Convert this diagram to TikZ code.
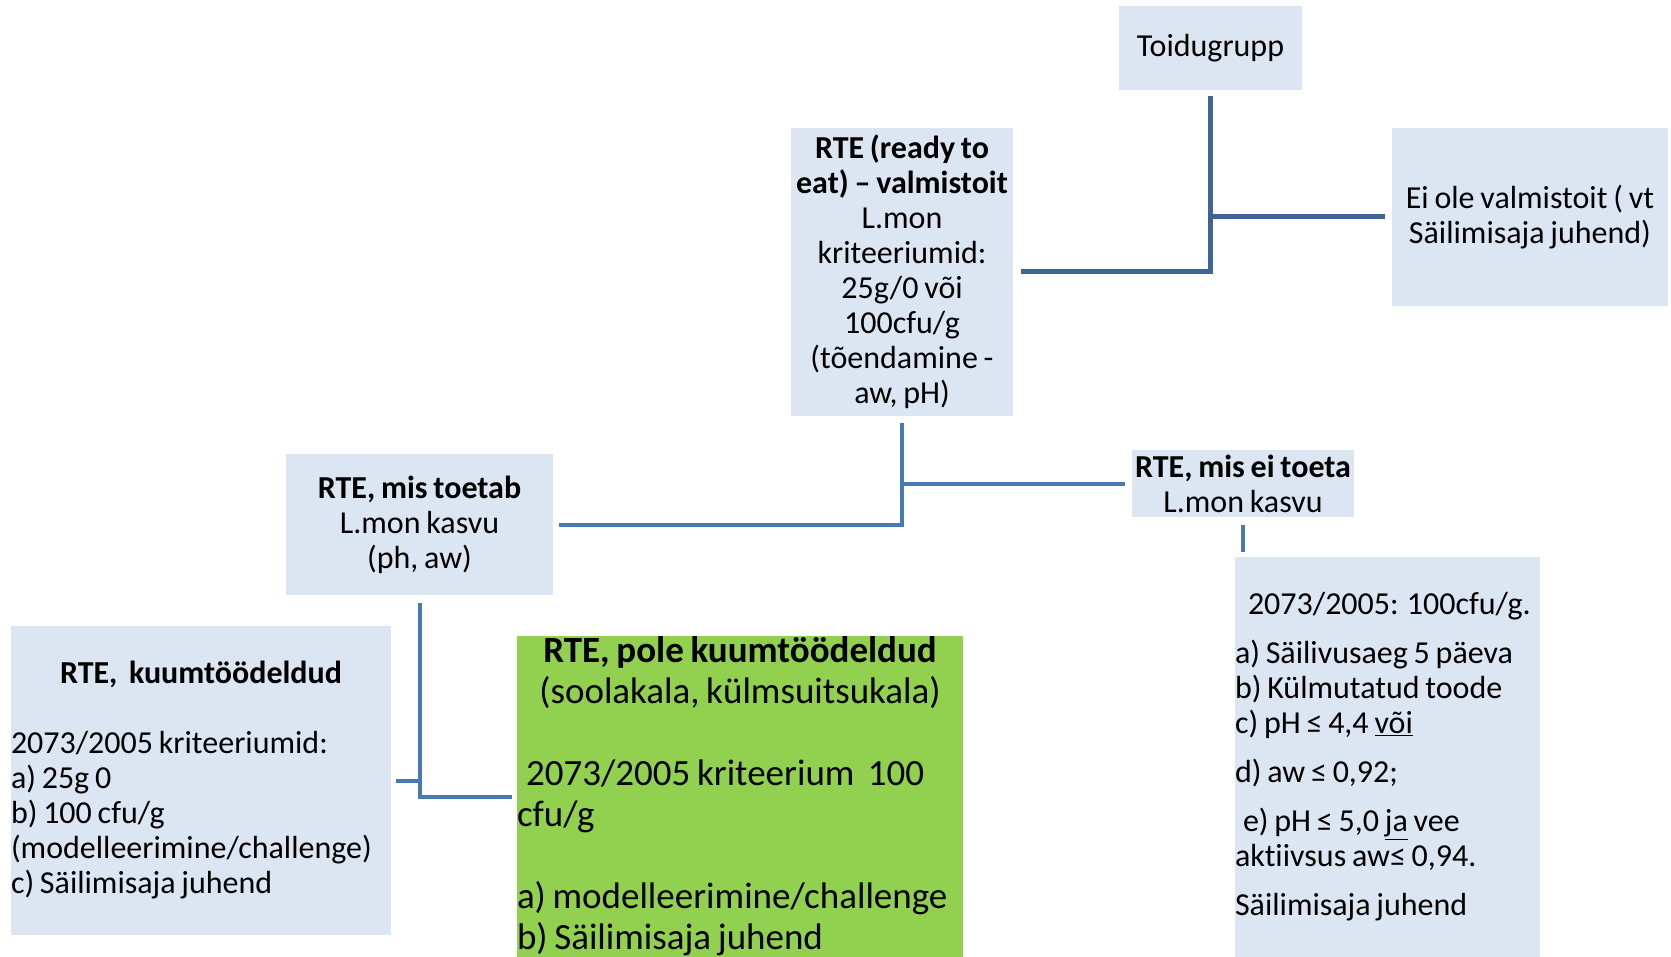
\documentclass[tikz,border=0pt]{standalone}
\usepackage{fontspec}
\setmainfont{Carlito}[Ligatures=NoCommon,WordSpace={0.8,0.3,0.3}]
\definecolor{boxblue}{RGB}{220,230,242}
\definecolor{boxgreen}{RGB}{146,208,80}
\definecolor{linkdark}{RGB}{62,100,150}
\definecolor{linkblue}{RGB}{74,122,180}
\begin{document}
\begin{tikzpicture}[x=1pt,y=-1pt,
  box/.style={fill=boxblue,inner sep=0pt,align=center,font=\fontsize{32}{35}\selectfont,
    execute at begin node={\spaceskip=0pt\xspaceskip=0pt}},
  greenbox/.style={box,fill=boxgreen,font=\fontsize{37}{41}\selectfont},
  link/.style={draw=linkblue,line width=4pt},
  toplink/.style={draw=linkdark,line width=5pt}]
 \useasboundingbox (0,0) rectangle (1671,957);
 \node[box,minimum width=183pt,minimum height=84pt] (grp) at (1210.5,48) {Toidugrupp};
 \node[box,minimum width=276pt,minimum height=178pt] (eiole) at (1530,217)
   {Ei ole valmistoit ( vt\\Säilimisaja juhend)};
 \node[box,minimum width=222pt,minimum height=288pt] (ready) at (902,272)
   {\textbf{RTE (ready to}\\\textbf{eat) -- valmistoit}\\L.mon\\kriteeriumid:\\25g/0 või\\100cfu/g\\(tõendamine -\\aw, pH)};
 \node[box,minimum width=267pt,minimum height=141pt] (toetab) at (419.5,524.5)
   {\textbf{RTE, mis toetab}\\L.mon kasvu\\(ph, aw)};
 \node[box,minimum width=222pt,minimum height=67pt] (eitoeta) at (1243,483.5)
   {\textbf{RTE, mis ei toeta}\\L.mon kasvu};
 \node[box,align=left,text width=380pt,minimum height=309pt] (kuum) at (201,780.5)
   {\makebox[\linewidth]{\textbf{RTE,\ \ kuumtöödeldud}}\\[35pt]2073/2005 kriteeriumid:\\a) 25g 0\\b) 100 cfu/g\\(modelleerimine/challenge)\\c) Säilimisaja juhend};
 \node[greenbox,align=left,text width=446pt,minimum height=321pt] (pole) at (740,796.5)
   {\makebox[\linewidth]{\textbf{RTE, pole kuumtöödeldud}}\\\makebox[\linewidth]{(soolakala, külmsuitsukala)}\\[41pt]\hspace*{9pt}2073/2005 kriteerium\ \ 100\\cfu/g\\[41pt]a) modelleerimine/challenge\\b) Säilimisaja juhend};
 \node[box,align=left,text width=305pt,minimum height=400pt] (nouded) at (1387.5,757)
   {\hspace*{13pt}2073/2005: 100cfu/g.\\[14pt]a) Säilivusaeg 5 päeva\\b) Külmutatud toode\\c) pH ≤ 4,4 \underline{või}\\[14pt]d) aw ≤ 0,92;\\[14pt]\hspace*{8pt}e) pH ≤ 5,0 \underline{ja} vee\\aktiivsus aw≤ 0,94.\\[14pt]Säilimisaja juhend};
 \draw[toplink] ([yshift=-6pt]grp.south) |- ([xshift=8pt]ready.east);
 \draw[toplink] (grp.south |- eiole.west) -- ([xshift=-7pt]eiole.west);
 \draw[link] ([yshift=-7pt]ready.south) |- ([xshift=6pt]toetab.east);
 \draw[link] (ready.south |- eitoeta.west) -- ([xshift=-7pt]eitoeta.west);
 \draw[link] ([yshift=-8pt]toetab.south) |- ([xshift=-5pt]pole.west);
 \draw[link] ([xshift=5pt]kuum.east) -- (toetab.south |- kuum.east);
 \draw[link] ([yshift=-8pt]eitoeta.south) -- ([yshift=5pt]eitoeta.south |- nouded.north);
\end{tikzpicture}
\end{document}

TO BE DONE:
The data should be printed again unchanged; leave its pictures out.

ANSWER TO THE EXERCISE:
Convert this diagram to TikZ code.
\documentclass[tikz,border=0pt]{standalone}
\usepackage{fontspec}
\setmainfont{Carlito}[Ligatures=NoCommon,WordSpace={0.8,0.3,0.3}]
\definecolor{boxblue}{RGB}{220,230,242}
\definecolor{boxgreen}{RGB}{146,208,80}
\definecolor{linkdark}{RGB}{62,100,150}
\definecolor{linkblue}{RGB}{74,122,180}
\begin{document}
\begin{tikzpicture}[x=1pt,y=-1pt,
  box/.style={fill=boxblue,inner sep=0pt,align=center,font=\fontsize{32}{35}\selectfont,
    execute at begin node={\spaceskip=0pt\xspaceskip=0pt}},
  greenbox/.style={box,fill=boxgreen,font=\fontsize{37}{41}\selectfont},
  link/.style={draw=linkblue,line width=4pt},
  toplink/.style={draw=linkdark,line width=5pt}]
 \useasboundingbox (0,0) rectangle (1671,957);
 \node[box,minimum width=183pt,minimum height=84pt] (grp) at (1210.5,48) {Toidugrupp};
 \node[box,minimum width=276pt,minimum height=178pt] (eiole) at (1530,217)
   {Ei ole valmistoit ( vt\\Säilimisaja juhend)};
 \node[box,minimum width=222pt,minimum height=288pt] (ready) at (902,272)
   {\textbf{RTE (ready to}\\\textbf{eat) -- valmistoit}\\L.mon\\kriteeriumid:\\25g/0 või\\100cfu/g\\(tõendamine -\\aw, pH)};
 \node[box,minimum width=267pt,minimum height=141pt] (toetab) at (419.5,524.5)
   {\textbf{RTE, mis toetab}\\L.mon kasvu\\(ph, aw)};
 \node[box,minimum width=222pt,minimum height=67pt] (eitoeta) at (1243,483.5)
   {\textbf{RTE, mis ei toeta}\\L.mon kasvu};
 \node[box,align=left,text width=380pt,minimum height=309pt] (kuum) at (201,780.5)
   {\makebox[\linewidth]{\textbf{RTE,\ \ kuumtöödeldud}}\\[35pt]2073/2005 kriteeriumid:\\a) 25g 0\\b) 100 cfu/g\\(modelleerimine/challenge)\\c) Säilimisaja juhend};
 \node[greenbox,align=left,text width=446pt,minimum height=321pt] (pole) at (740,796.5)
   {\makebox[\linewidth]{\textbf{RTE, pole kuumtöödeldud}}\\\makebox[\linewidth]{(soolakala, külmsuitsukala)}\\[41pt]\hspace*{9pt}2073/2005 kriteerium\ \ 100\\cfu/g\\[41pt]a) modelleerimine/challenge\\b) Säilimisaja juhend};
 \node[box,align=left,text width=305pt,minimum height=400pt] (nouded) at (1387.5,757)
   {\hspace*{13pt}2073/2005: 100cfu/g.\\[14pt]a) Säilivusaeg 5 päeva\\b) Külmutatud toode\\c) pH ≤ 4,4 \underline{või}\\[14pt]d) aw ≤ 0,92;\\[14pt]\hspace*{8pt}e) pH ≤ 5,0 \underline{ja} vee\\aktiivsus aw≤ 0,94.\\[14pt]Säilimisaja juhend};
 \draw[toplink] ([yshift=-6pt]grp.south) |- ([xshift=8pt]ready.east);
 \draw[toplink] (grp.south |- eiole.west) -- ([xshift=-7pt]eiole.west);
 \draw[link] ([yshift=-7pt]ready.south) |- ([xshift=6pt]toetab.east);
 \draw[link] (ready.south |- eitoeta.west) -- ([xshift=-7pt]eitoeta.west);
 \draw[link] ([yshift=-8pt]toetab.south) |- ([xshift=-5pt]pole.west);
 \draw[link] ([xshift=5pt]kuum.east) -- (toetab.south |- kuum.east);
 \draw[link] ([yshift=-8pt]eitoeta.south) -- ([yshift=5pt]eitoeta.south |- nouded.north);
\end{tikzpicture}
\end{document}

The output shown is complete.